>> BEGIN Data records

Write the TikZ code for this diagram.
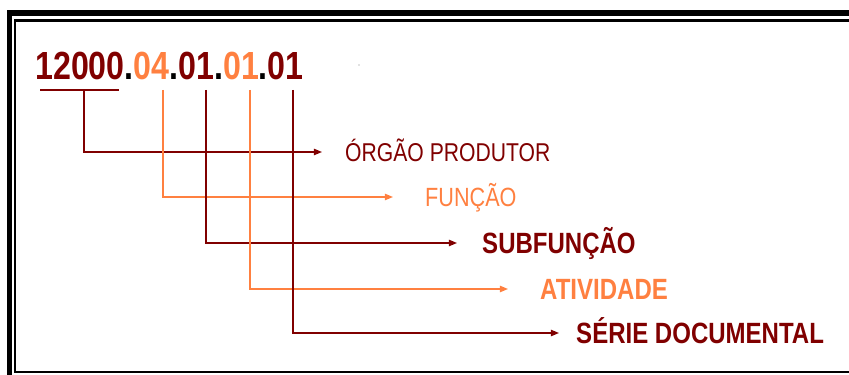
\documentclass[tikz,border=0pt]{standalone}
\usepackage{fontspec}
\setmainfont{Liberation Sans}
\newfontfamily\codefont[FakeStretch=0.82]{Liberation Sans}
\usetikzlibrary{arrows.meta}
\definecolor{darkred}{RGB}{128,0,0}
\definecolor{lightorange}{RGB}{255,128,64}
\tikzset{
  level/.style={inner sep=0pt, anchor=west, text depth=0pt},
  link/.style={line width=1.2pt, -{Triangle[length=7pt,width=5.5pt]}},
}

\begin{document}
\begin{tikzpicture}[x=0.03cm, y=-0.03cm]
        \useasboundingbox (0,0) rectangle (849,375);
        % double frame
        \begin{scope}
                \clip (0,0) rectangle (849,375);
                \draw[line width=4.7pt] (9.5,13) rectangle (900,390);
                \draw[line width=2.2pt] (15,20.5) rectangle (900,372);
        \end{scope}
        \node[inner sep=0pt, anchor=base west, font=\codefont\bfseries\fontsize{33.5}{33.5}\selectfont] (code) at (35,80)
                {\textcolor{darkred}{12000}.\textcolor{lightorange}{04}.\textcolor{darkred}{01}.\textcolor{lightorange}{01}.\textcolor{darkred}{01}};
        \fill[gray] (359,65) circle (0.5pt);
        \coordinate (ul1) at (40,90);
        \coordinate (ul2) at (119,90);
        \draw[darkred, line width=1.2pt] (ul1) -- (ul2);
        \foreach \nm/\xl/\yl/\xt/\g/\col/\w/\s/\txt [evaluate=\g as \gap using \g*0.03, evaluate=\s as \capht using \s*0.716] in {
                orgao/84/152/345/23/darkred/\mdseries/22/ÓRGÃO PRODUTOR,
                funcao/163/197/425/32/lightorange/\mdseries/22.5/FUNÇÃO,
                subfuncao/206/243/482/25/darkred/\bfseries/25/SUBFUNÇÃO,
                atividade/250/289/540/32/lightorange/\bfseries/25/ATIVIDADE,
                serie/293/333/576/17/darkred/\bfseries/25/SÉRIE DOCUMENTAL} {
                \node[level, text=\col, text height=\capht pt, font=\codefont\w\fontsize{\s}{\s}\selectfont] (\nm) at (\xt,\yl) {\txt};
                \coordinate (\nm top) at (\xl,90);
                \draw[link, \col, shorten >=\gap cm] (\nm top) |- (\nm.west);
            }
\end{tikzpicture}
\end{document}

>> END Data records
>> BEGIN Data records

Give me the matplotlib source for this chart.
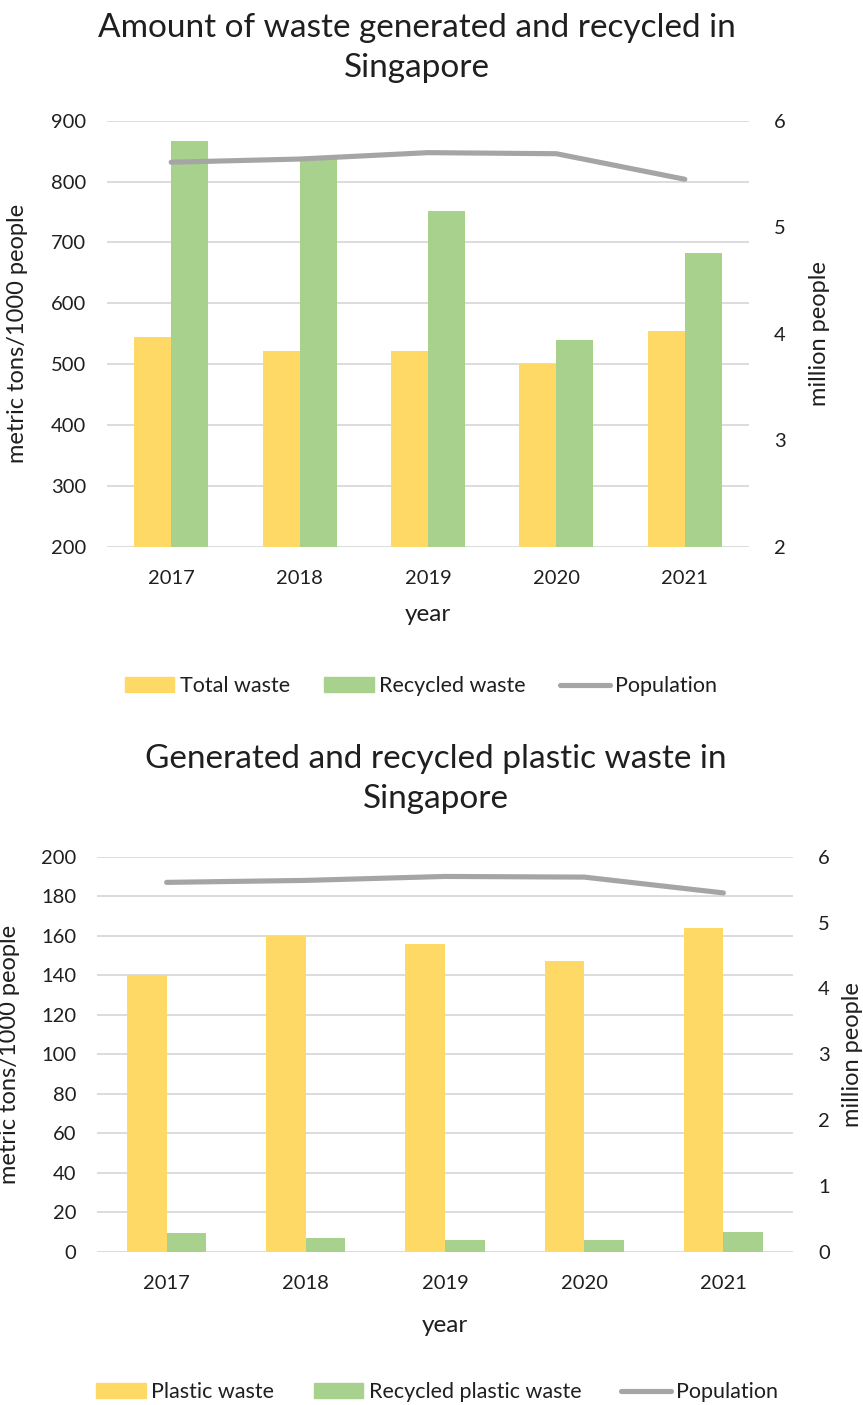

>> END Data records

What to do:
Scan the entries above for the word "this" and collect each line holding it.

Result:
Write the TikZ code for this diagram.
Give me the matplotlib source for this chart.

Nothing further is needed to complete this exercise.